*What the exercise asks:*
Repeat the material verbatim and drop the pictures.

*Source material:*
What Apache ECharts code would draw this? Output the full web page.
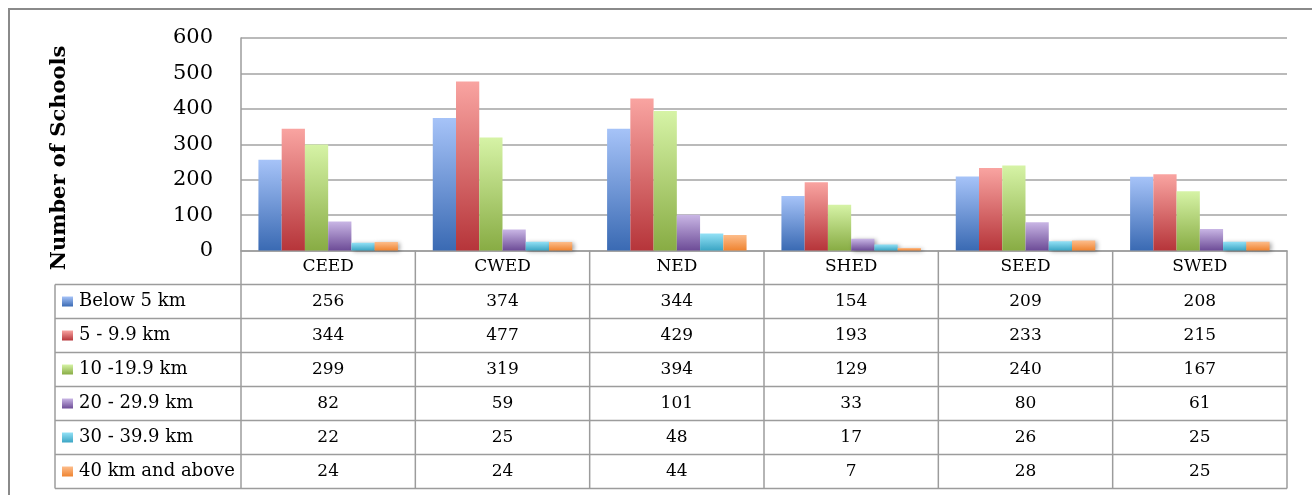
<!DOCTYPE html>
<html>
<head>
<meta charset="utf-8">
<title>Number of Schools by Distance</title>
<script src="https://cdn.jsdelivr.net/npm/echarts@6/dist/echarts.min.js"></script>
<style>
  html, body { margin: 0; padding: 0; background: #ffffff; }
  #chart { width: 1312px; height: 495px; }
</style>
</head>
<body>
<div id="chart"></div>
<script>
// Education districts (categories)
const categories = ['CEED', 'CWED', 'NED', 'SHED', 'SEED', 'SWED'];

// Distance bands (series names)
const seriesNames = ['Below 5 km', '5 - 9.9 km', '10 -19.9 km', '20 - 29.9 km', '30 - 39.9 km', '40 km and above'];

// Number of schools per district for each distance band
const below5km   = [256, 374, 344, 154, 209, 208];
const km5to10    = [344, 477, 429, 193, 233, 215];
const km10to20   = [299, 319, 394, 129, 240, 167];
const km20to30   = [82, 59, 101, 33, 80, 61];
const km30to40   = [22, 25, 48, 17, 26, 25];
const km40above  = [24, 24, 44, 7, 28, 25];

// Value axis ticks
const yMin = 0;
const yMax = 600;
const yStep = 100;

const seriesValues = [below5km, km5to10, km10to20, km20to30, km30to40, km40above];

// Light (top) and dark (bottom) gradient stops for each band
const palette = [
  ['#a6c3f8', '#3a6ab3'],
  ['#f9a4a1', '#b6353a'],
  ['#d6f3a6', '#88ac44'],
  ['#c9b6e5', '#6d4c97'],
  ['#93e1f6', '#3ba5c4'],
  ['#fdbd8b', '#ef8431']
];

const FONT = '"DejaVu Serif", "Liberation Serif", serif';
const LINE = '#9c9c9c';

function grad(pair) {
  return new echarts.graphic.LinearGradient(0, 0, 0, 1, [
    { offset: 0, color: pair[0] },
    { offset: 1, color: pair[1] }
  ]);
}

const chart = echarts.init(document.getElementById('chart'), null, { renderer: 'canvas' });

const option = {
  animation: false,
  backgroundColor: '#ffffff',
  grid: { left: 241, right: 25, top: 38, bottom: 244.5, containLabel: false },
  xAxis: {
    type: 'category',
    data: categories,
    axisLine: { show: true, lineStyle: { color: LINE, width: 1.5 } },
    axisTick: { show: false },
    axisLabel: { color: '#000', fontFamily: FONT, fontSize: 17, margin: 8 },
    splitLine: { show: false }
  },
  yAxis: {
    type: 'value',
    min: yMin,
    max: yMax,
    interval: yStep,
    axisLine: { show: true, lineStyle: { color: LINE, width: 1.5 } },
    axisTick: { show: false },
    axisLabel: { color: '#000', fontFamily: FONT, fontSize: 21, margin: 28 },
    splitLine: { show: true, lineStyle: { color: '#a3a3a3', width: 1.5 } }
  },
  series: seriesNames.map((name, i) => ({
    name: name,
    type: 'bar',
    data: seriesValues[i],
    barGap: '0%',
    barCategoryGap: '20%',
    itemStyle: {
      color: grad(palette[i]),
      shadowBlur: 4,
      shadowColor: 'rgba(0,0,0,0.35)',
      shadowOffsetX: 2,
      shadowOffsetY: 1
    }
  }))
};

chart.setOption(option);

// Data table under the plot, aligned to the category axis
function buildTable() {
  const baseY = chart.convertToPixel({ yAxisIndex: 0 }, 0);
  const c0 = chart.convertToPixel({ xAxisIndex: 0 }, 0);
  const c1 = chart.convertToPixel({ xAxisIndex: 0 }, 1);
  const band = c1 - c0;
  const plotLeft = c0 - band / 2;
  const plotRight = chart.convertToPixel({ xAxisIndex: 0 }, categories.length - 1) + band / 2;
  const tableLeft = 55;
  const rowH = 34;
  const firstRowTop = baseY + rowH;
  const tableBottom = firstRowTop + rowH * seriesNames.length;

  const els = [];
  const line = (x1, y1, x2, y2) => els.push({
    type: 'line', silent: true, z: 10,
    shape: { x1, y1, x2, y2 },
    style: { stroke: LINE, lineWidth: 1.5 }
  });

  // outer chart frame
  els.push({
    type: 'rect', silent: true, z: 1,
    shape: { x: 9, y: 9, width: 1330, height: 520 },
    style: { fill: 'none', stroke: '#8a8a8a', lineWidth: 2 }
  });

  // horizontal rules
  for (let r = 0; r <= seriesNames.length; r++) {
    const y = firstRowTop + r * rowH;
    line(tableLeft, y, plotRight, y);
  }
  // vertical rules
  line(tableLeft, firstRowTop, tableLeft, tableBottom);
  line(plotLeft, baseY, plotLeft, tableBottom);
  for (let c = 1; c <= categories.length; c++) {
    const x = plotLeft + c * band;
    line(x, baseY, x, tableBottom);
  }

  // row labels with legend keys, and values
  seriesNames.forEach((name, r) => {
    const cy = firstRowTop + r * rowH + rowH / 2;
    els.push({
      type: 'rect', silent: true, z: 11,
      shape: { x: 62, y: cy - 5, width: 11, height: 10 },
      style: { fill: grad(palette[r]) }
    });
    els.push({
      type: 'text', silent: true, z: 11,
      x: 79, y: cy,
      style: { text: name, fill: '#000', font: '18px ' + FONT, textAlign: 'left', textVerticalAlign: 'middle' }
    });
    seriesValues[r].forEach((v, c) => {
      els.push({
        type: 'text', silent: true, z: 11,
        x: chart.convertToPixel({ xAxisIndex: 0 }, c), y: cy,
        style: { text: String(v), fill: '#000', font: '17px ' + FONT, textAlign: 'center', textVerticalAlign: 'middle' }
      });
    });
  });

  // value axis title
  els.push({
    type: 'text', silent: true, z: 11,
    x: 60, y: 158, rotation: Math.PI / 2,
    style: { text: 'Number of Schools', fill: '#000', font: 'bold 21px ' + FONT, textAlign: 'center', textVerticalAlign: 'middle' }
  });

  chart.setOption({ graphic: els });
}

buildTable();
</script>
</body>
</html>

*Output of the task:*
What Apache ECharts code would draw this? Output the full web page.
<!DOCTYPE html>
<html>
<head>
<meta charset="utf-8">
<title>Number of Schools by Distance</title>
<script src="https://cdn.jsdelivr.net/npm/echarts@6/dist/echarts.min.js"></script>
<style>
  html, body { margin: 0; padding: 0; background: #ffffff; }
  #chart { width: 1312px; height: 495px; }
</style>
</head>
<body>
<div id="chart"></div>
<script>
// Education districts (categories)
const categories = ['CEED', 'CWED', 'NED', 'SHED', 'SEED', 'SWED'];

// Distance bands (series names)
const seriesNames = ['Below 5 km', '5 - 9.9 km', '10 -19.9 km', '20 - 29.9 km', '30 - 39.9 km', '40 km and above'];

// Number of schools per district for each distance band
const below5km   = [256, 374, 344, 154, 209, 208];
const km5to10    = [344, 477, 429, 193, 233, 215];
const km10to20   = [299, 319, 394, 129, 240, 167];
const km20to30   = [82, 59, 101, 33, 80, 61];
const km30to40   = [22, 25, 48, 17, 26, 25];
const km40above  = [24, 24, 44, 7, 28, 25];

// Value axis ticks
const yMin = 0;
const yMax = 600;
const yStep = 100;

const seriesValues = [below5km, km5to10, km10to20, km20to30, km30to40, km40above];

// Light (top) and dark (bottom) gradient stops for each band
const palette = [
  ['#a6c3f8', '#3a6ab3'],
  ['#f9a4a1', '#b6353a'],
  ['#d6f3a6', '#88ac44'],
  ['#c9b6e5', '#6d4c97'],
  ['#93e1f6', '#3ba5c4'],
  ['#fdbd8b', '#ef8431']
];

const FONT = '"DejaVu Serif", "Liberation Serif", serif';
const LINE = '#9c9c9c';

function grad(pair) {
  return new echarts.graphic.LinearGradient(0, 0, 0, 1, [
    { offset: 0, color: pair[0] },
    { offset: 1, color: pair[1] }
  ]);
}

const chart = echarts.init(document.getElementById('chart'), null, { renderer: 'canvas' });

const option = {
  animation: false,
  backgroundColor: '#ffffff',
  grid: { left: 241, right: 25, top: 38, bottom: 244.5, containLabel: false },
  xAxis: {
    type: 'category',
    data: categories,
    axisLine: { show: true, lineStyle: { color: LINE, width: 1.5 } },
    axisTick: { show: false },
    axisLabel: { color: '#000', fontFamily: FONT, fontSize: 17, margin: 8 },
    splitLine: { show: false }
  },
  yAxis: {
    type: 'value',
    min: yMin,
    max: yMax,
    interval: yStep,
    axisLine: { show: true, lineStyle: { color: LINE, width: 1.5 } },
    axisTick: { show: false },
    axisLabel: { color: '#000', fontFamily: FONT, fontSize: 21, margin: 28 },
    splitLine: { show: true, lineStyle: { color: '#a3a3a3', width: 1.5 } }
  },
  series: seriesNames.map((name, i) => ({
    name: name,
    type: 'bar',
    data: seriesValues[i],
    barGap: '0%',
    barCategoryGap: '20%',
    itemStyle: {
      color: grad(palette[i]),
      shadowBlur: 4,
      shadowColor: 'rgba(0,0,0,0.35)',
      shadowOffsetX: 2,
      shadowOffsetY: 1
    }
  }))
};

chart.setOption(option);

// Data table under the plot, aligned to the category axis
function buildTable() {
  const baseY = chart.convertToPixel({ yAxisIndex: 0 }, 0);
  const c0 = chart.convertToPixel({ xAxisIndex: 0 }, 0);
  const c1 = chart.convertToPixel({ xAxisIndex: 0 }, 1);
  const band = c1 - c0;
  const plotLeft = c0 - band / 2;
  const plotRight = chart.convertToPixel({ xAxisIndex: 0 }, categories.length - 1) + band / 2;
  const tableLeft = 55;
  const rowH = 34;
  const firstRowTop = baseY + rowH;
  const tableBottom = firstRowTop + rowH * seriesNames.length;

  const els = [];
  const line = (x1, y1, x2, y2) => els.push({
    type: 'line', silent: true, z: 10,
    shape: { x1, y1, x2, y2 },
    style: { stroke: LINE, lineWidth: 1.5 }
  });

  // outer chart frame
  els.push({
    type: 'rect', silent: true, z: 1,
    shape: { x: 9, y: 9, width: 1330, height: 520 },
    style: { fill: 'none', stroke: '#8a8a8a', lineWidth: 2 }
  });

  // horizontal rules
  for (let r = 0; r <= seriesNames.length; r++) {
    const y = firstRowTop + r * rowH;
    line(tableLeft, y, plotRight, y);
  }
  // vertical rules
  line(tableLeft, firstRowTop, tableLeft, tableBottom);
  line(plotLeft, baseY, plotLeft, tableBottom);
  for (let c = 1; c <= categories.length; c++) {
    const x = plotLeft + c * band;
    line(x, baseY, x, tableBottom);
  }

  // row labels with legend keys, and values
  seriesNames.forEach((name, r) => {
    const cy = firstRowTop + r * rowH + rowH / 2;
    els.push({
      type: 'rect', silent: true, z: 11,
      shape: { x: 62, y: cy - 5, width: 11, height: 10 },
      style: { fill: grad(palette[r]) }
    });
    els.push({
      type: 'text', silent: true, z: 11,
      x: 79, y: cy,
      style: { text: name, fill: '#000', font: '18px ' + FONT, textAlign: 'left', textVerticalAlign: 'middle' }
    });
    seriesValues[r].forEach((v, c) => {
      els.push({
        type: 'text', silent: true, z: 11,
        x: chart.convertToPixel({ xAxisIndex: 0 }, c), y: cy,
        style: { text: String(v), fill: '#000', font: '17px ' + FONT, textAlign: 'center', textVerticalAlign: 'middle' }
      });
    });
  });

  // value axis title
  els.push({
    type: 'text', silent: true, z: 11,
    x: 60, y: 158, rotation: Math.PI / 2,
    style: { text: 'Number of Schools', fill: '#000', font: 'bold 21px ' + FONT, textAlign: 'center', textVerticalAlign: 'middle' }
  });

  chart.setOption({ graphic: els });
}

buildTable();
</script>
</body>
</html>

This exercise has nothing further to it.